## Dataset excerpts
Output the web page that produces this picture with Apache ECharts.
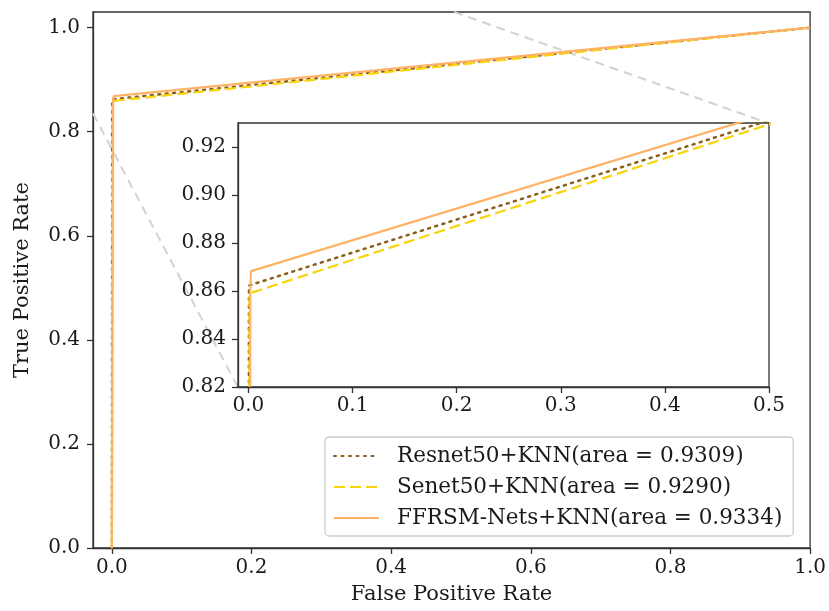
<!DOCTYPE html>
<html>
<head>
<meta charset="utf-8">
<script src="https://cdn.jsdelivr.net/npm/echarts@6/dist/echarts.min.js"></script>
<style>html,body{margin:0;padding:0;background:#fff;}#c{width:829px;height:611px;}</style>
</head>
<body>
<div id="c"></div>
<script>
const seriesNames = ['Resnet50+KNN(area = 0.9309)', 'Senet50+KNN(area = 0.9290)', 'FFRSM-Nets+KNN(area = 0.9334)'];
const fprResnet = [0, 0.0005, 1];
const tprResnet = [0, 0.8623, 1];
const fprSenet = [0, 0.001, 1];
const tprSenet = [0, 0.859, 1];
const fprFfrsm = [0, 0.0018, 0.0025, 1];
const tprFfrsm = [0, 0.86, 0.8683, 1];
const mainXTicks = [0, 0.2, 0.4, 0.6, 0.8, 1.0];
const mainYTicks = [0, 0.2, 0.4, 0.6, 0.8, 1.0];
const insetXTicks = [0, 0.1, 0.2, 0.3, 0.4, 0.5];
const insetYTicks = [0.82, 0.84, 0.86, 0.88, 0.90, 0.92];
// connector lines (main data coords)
const connA = [[-0.027, 0.835], [0.1805, 0.309]];
const connB = [[0.49, 1.03], [0.941, 0.816]];

const FONT = 'DejaVu Serif';
const colors = ['#8B5E1A', '#F7D40C', '#FFB266'];
const styles = [
  {type: [2, 5.5], width: 2.5, cap: 'round'},
  {type: [11, 5], width: 2.2},
  {type: 'solid', width: 2.2}
];
function zip(a, b) { return a.map((v, i) => [v, b[i]]); }
const datasets = [zip(fprResnet, tprResnet), zip(fprSenet, tprSenet), zip(fprFfrsm, tprFfrsm)];

function axisCommon(ticks, dec, margin) {
  return {
    axisLine: {show: true, onZero: false, lineStyle: {color: '#333', width: 1.3}},
    axisTick: {show: true, inside: false, length: 6, customValues: ticks, lineStyle: {color: '#333', width: 1.3}},
    axisLabel: {customValues: ticks, formatter: v => v.toFixed(dec), fontFamily: FONT, fontSize: 20, color: '#1a1a1a', margin: margin},
    splitLine: {show: false}
  };
}

const series = [];
datasets.forEach((d, i) => {
  series.push({
    name: seriesNames[i], type: 'line', data: d, xAxisIndex: 0, yAxisIndex: 0,
    symbol: 'none', color: colors[i], z: 2 + i * 0.1,
    lineStyle: {color: colors[i], type: styles[i].type, width: styles[i].width, cap: styles[i].cap || 'butt'},
    animation: false
  });
});
[connA, connB].forEach(c => {
  series.push({
    type: 'line', data: c, xAxisIndex: 0, yAxisIndex: 0, symbol: 'none', z: 1.5,
    lineStyle: {color: '#d3d3d3', type: [9, 6], width: 2}, animation: false, silent: true
  });
});
datasets.forEach((d, i) => {
  series.push({
    name: seriesNames[i], type: 'line', data: d, xAxisIndex: 1, yAxisIndex: 1,
    symbol: 'none', color: colors[i], z: 12 + i * 0.1, clip: true,
    lineStyle: {color: colors[i], type: styles[i].type, width: styles[i].width, cap: styles[i].cap || 'butt'},
    animation: false
  });
});

const option = {
  backgroundColor: '#fff',
  animation: false,
  grid: [
    {left: 93, top: 12, width: 718, height: 536, show: true, borderColor: '#333', borderWidth: 1.3, backgroundColor: 'transparent'},
    {left: 238, top: 123, width: 531, height: 264, show: true, borderColor: '#333', borderWidth: 1.3, backgroundColor: '#fff', z: 10}
  ],
  xAxis: [
    Object.assign({type: 'value', gridIndex: 0, min: -0.027, max: 1.0,
      name: 'False Positive Rate', nameLocation: 'middle', nameGap: 36,
      nameTextStyle: {fontFamily: FONT, fontSize: 21, color: '#1a1a1a'}}, axisCommon(mainXTicks, 1, 10)),
    Object.assign({type: 'value', gridIndex: 1, min: -0.01, max: 0.5, z: 13}, axisCommon(insetXTicks, 1, 9))
  ],
  yAxis: [
    Object.assign({type: 'value', gridIndex: 0, min: 0, max: 1.03,
      name: 'True Positive Rate', nameLocation: 'middle', nameGap: 60,
      nameTextStyle: {fontFamily: FONT, fontSize: 21, color: '#1a1a1a'}}, axisCommon(mainYTicks, 1, 13)),
    Object.assign({type: 'value', gridIndex: 1, min: 0.82, max: 0.93, z: 13}, axisCommon(insetYTicks, 2, 12))
  ],
  legend: {
    data: seriesNames,
    orient: 'vertical',
    left: 325, top: 437,
    padding: [8, 11, 7, 8],
    itemWidth: 45, itemHeight: 14, itemGap: 9,
    itemStyle: {opacity: 0},
    borderColor: '#ccc', borderWidth: 1.3, borderRadius: 4,
    backgroundColor: 'rgba(255,255,255,0.85)',
    z: 20,
    textStyle: {fontFamily: FONT, fontSize: 21.5, color: '#1a1a1a', padding: [0, 0, 0, 13]}
  },
  series: series
};
const chart = echarts.init(document.getElementById('c'), null, {renderer: 'canvas'});
chart.setOption(option);
</script>
</body>
</html>
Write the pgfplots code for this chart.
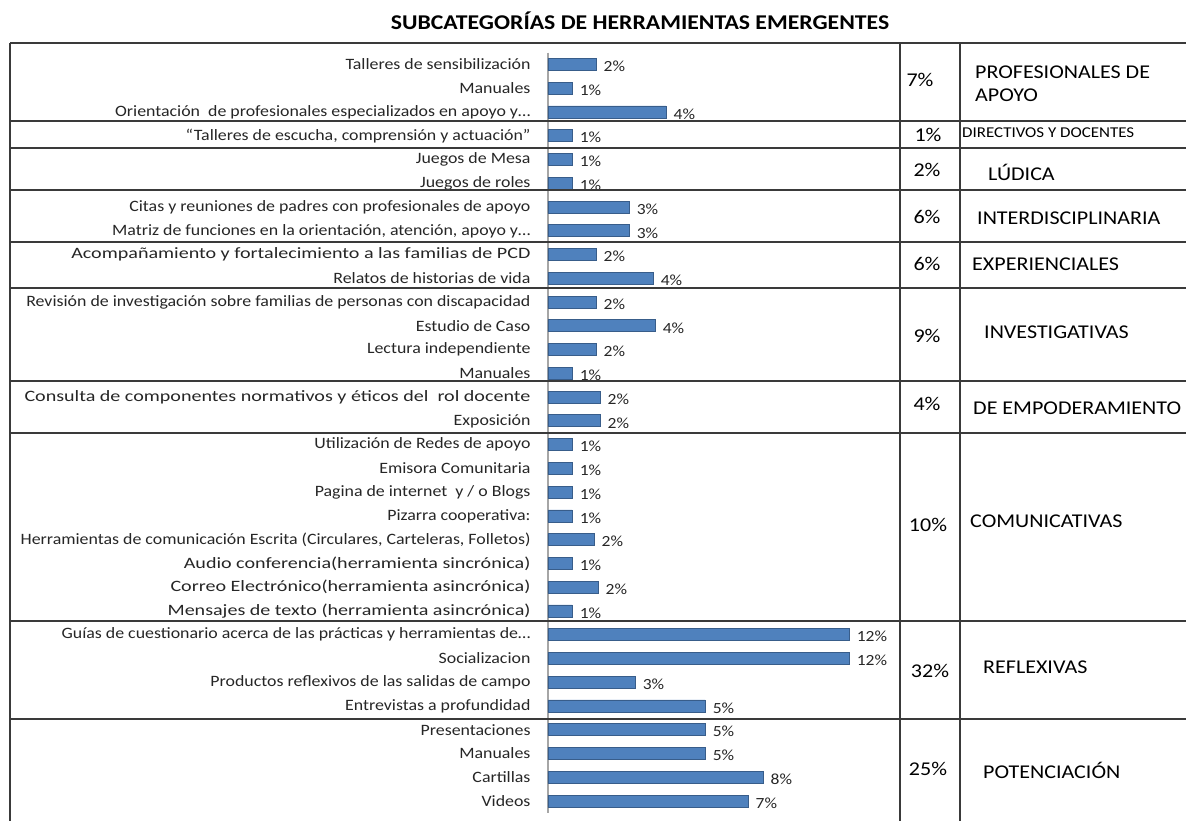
\documentclass[border=0pt]{standalone}
\usepackage{pgfplots}
\pgfplotsset{compat=1.18}
\usepackage{pgfplotstable}
\usepackage{fontspec}
\setmainfont{Carlito}[FakeStretch=1.13]
\newfontfamily\widefont[FakeStretch=1.27]{Carlito}
\definecolor{barblue}{HTML}{4F81BD}
\definecolor{baredge}{HTML}{385D8A}
\definecolor{txt}{HTML}{262626}
\definecolor{gridline}{HTML}{3A3A3A}

\pgfplotstableread{
idx len lab
0 1.91 2
1 0.96 1
2 4.70 4
3 0.96 1
4 0.96 1
5 0.96 1
6 3.23 3
7 3.23 3
8 1.91 2
9 4.19 4
10 1.91 2
11 4.27 4
12 1.91 2
13 0.96 1
14 2.07 2
15 2.07 2
16 0.96 1
17 0.96 1
18 0.96 1
19 0.96 1
20 1.83 2
21 0.96 1
22 1.99 2
23 0.96 1
24 12.00 12
25 12.00 12
26 3.47 3
27 6.26 5
28 6.26 5
29 6.26 5
30 8.57 8
31 7.97 7
}\datatable

\begin{document}
\begin{tikzpicture}[x=1pt,y=1pt]
\useasboundingbox (0,0) rectangle (1186,821);
% title
\node[font=\fontsize{21}{24}\selectfont\bfseries, text=black] at (640,800) {SUBCATEGORÍAS DE HERRAMIENTAS EMERGENTES};

\begin{axis}[
  at={(548pt,768.4pt)}, anchor=north west,
  scale only axis, width=351.2pt, height=760.3pt,
  xmin=0, xmax=14, ymin=-0.5, ymax=31.5, y dir=reverse,
  xbar, bar width=12pt, clip=false,
  axis x line=none, axis y line*=left,
  axis line style={draw=gray!70, line width=2pt},
  ytick={0,...,31}, major tick length=0pt,
  yticklabel style={font=\fontsize{15.8}{18}\selectfont, text=txt, xshift=-14pt},
  yticklabels={
    {Talleres de sensibilización},
    {Manuales},
    {Orientación\ \ de profesionales especializados en apoyo y…},
    {“Talleres de escucha, comprensión y actuación”},
    {Juegos de Mesa},
    {Juegos de roles},
    {Citas y reuniones de padres con profesionales de apoyo},
    {Matriz de funciones en la orientación, atención, apoyo y…},
    {\widefont Acompañamiento y fortalecimiento a las familias de PCD},
    {Relatos de historias de vida},
    {Revisión de investigación sobre familias de personas con discapacidad},
    {Estudio de Caso},
    {Lectura independiente},
    {Manuales},
    {\widefont Consulta de componentes normativos y éticos del\ \ rol docente},
    {Exposición},
    {Utilización de Redes de apoyo},
    {Emisora Comunitaria},
    {Pagina de internet\ \ y / o Blogs},
    {Pizarra cooperativa:},
    {Herramientas de comunicación Escrita (Circulares, Carteleras, Folletos)},
    {\widefont Audio conferencia(herramienta sincrónica)},
    {\widefont Correo Electrónico(herramienta asincrónica)},
    {\widefont Mensajes de texto (herramienta asincrónica)},
    {Guías de cuestionario acerca de las prácticas y herramientas de…},
    {Socializacion},
    {Productos reflexivos de las salidas de campo},
    {Entrevistas a profundidad},
    {Presentaciones},
    {Manuales},
    {Cartillas},
    {Videos}
  },
  nodes near coords={\pgfplotspointmeta\%},
  point meta=explicit symbolic,
  nodes near coords style={font=\fontsize{15.5}{18}\selectfont, text=txt, anchor=west, xshift=4pt, yshift=-2pt},
]
\addplot[fill=barblue, draw=baredge, line width=0.8pt] table[x=len, y=idx, meta=lab] {\datatable};
\end{axis}

% table lines
\begin{scope}[draw=gridline, line width=1.4pt]
\draw (10,778) -- (1186,778);
\foreach \yy in {700,673,631,579,533,440,388,200,102} {\draw (10,\yy) -- (1186,\yy);}
\draw (10,778) -- (10,0);
\draw (900,778) -- (900,0);
\draw (960,778) -- (960,0);
\end{scope}

% percent column
\begin{scope}[font=\fontsize{19.5}{22}\selectfont, text=black]
\node at (920,741) {7\%};
\node at (928,686) {1\%};
\node at (927,651) {2\%};
\node at (927,604) {6\%};
\node at (927,557) {6\%};
\node at (927,485) {9\%};
\node at (927,417) {4\%};
\node at (928,296) {10\%};
\node at (930,150) {32\%};
\node at (928,52) {25\%};
\end{scope}
\begin{scope}[font=\fontsize{19.5}{22}\selectfont, text=black]
\node[anchor=west, align=left, inner sep=0pt] at (975,737) {PROFESIONALES DE\\[1pt]APOYO};
\node[anchor=west, inner sep=0pt, font=\fontsize{15}{17}\selectfont] at (962,688) {DIRECTIVOS Y DOCENTES};
\node[anchor=west, inner sep=0pt] at (988,649) {LÚDICA};
\node[anchor=west, inner sep=0pt] at (977,603) {INTERDISCIPLINARIA};
\node[anchor=west, inner sep=0pt] at (972,557) {EXPERIENCIALES};
\node[anchor=west, inner sep=0pt] at (984,489) {INVESTIGATIVAS};
\node[anchor=west, inner sep=0pt] at (973,413) {DE EMPODERAMIENTO};
\node[anchor=west, inner sep=0pt] at (970,300) {COMUNICATIVAS};
\node[anchor=west, inner sep=0pt] at (983,154) {REFLEXIVAS};
\node[anchor=west, inner sep=0pt] at (983,51) {POTENCIACIÓN};
\end{scope}
\end{tikzpicture}
\end{document}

## Your goal
Restate, line by line and word for word, everything from the top of the material through the line that contains "const connB = [[0.49, 1.03], [0.941, 0.816]];". Leave pictures out.

## Answer to this task
Output the web page that produces this picture with Apache ECharts.
<!DOCTYPE html>
<html>
<head>
<meta charset="utf-8">
<script src="https://cdn.jsdelivr.net/npm/echarts@6/dist/echarts.min.js"></script>
<style>html,body{margin:0;padding:0;background:#fff;}#c{width:829px;height:611px;}</style>
</head>
<body>
<div id="c"></div>
<script>
const seriesNames = ['Resnet50+KNN(area = 0.9309)', 'Senet50+KNN(area = 0.9290)', 'FFRSM-Nets+KNN(area = 0.9334)'];
const fprResnet = [0, 0.0005, 1];
const tprResnet = [0, 0.8623, 1];
const fprSenet = [0, 0.001, 1];
const tprSenet = [0, 0.859, 1];
const fprFfrsm = [0, 0.0018, 0.0025, 1];
const tprFfrsm = [0, 0.86, 0.8683, 1];
const mainXTicks = [0, 0.2, 0.4, 0.6, 0.8, 1.0];
const mainYTicks = [0, 0.2, 0.4, 0.6, 0.8, 1.0];
const insetXTicks = [0, 0.1, 0.2, 0.3, 0.4, 0.5];
const insetYTicks = [0.82, 0.84, 0.86, 0.88, 0.90, 0.92];
// connector lines (main data coords)
const connA = [[-0.027, 0.835], [0.1805, 0.309]];
const connB = [[0.49, 1.03], [0.941, 0.816]];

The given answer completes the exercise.